XQuery Library for indexing and providing sub second windowed searching accross millions of lines of text.
Targets BaseX
[email protected]:james-jw/xq-tikaClone this repository and all dependencies into the same folder Hunt uses trigram indexes to query accross millions of lines of text. Trigrams indexes can be of various sizes as specified during their creation and against different sets of text. A trigram is any
group of consecutive written letters.
.
Different trigram lengths are useful for different data sets. The examples shown here use a trigram length of size 3; however, any positive length is valid including multiple lengths: (3, 7).
When a document is indexed, its contents are broken up into individual trigrams of the length provided and each unique trigram found is stored in the documents index.
After all documents have been indexed, a second process indexes the trigrams themselves, deteremining their relevancy. The formula is simply the total number of indexed documents divided by the number of documents the trigram occurs in. For example a relevancy of .5 would represent a trigram that is found in 50% of the documents indexed and thus is NOT very useful. The lower the number the more useful the trigram is.
When a search is performed, the same process is applied to the input search text. The resulting trigrams are then ordered by relevancy and the top 4 relevant trigrams are matched against the document trigrams stored during the indexing process, matching any file index which contains them all.
The file path returned from the index is then used to search line by line for the queried pattern. (Its important to note that when searching, the trigram length must be specified and match that of available indexes on the database being searched. For example, if you index using trigrams of size 4, you must also search with trigrams of size 4.)

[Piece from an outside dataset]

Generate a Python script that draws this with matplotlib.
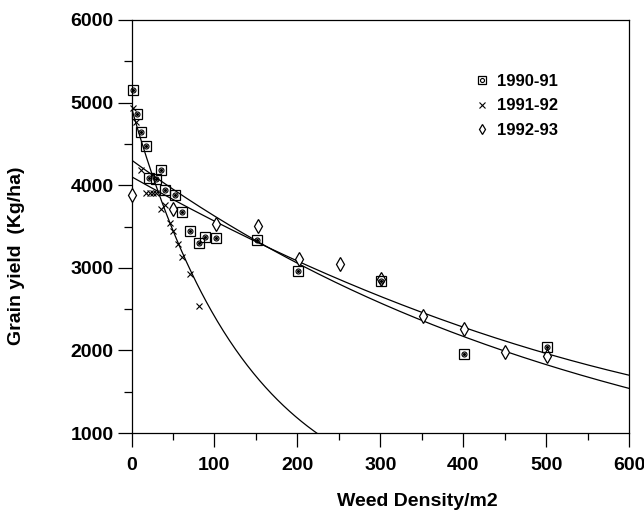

Useful for provding quick searches accross code base directories, data sets, apis or other data files. On a standard desktop (core i5 | 6700,, 8 gigs of ram) Searching 18,000 files with 3.5 million combined lines of textWindowed search times: 200 - 1100 ms
Averaging under 500ms
The below steps outline how to index a directory for future searching:
Note Memory: The indexing process can be quite memory intensive. The basex.bat file, found in the Basex\bin directory can be edited to increase the memory allocated.
- Ensure you have basex installed and in your path
- Clone this repository to your machine
- If on windows: Run the wizard.bat, follow the prompt, to index a directory
- If non windows:
4a) Create a database to store the directory index indb:create('demo-hunt')
4b) Call xq-hunt:directory to index a directory. The following call will index the first 1000 files (page 0) of the "c:\demo" folder into the 'demo-hunt' database using a trigram size of 3, skipping all file paths matching the regex '[.]svn'
xq-hunt:directory(c:\demo', 'demo-hunt', '[.]svn', 0, 3)
If recursively more than 1000 files are containined within the folder to be indexed, additional calls will need to be made with incrementing page indexes. See the wizard.bat for an example of how this is accomplished easily.
4c) Now optimize the database: db:optimize('demo-hunt')
4d) Index the trigrams themselves:
import module namespace xq-hunt = 'xq-hunt' at 'src/xq-hunt.xqm'; xq-hunt:database('demo-hunt')
4e) Now optimize the database one more time: db:optimize('demo-hunt')
- Complete! Your directory is now indexed and ready to search!
The 'xq-hunt' module includes two methods with overloads to utilize the newly created index. The methods are hunt-file
and hunt-db
For example, to search for all files that likely contain the phrase 'Hunting is fun!' in your entire directory (recursively) you could simply call
import module namespace xq-hunt = 'xq-hunt' at 'src/xq-hunt.xqm'; xq-hunt:hunt-db('demo-hunt', 'Hunting is fun!', 3)
The above query would return all the index nodes matching the trigram vector of the input phrase.This does not gurrantee the phrase is in the file referenced by the index, only that it likley could be.
To return the actual lines containing the phrase. Call hunt-file
pasing in the index provided from hunt-db call above, plus the phrase itself and lastly a windows size of 1.
let $indexes := xq-hunt:hunt-db('demo-hunt', $phrase, 3) for $index in $indexes return xq-hunt:hunt-file($index, $phrase, 1)
Fortunately, the hunt-db
method has an overload which does this for you. Simply add the window size as the last paramter to hunt-db
in order to return windowed results. The following query would return a set of windows of size 10 for each match in the directory.
xq-hunt:hunt-db('demo-hunt', 'Hunting is fun!', 3, 10)
Happy hunting!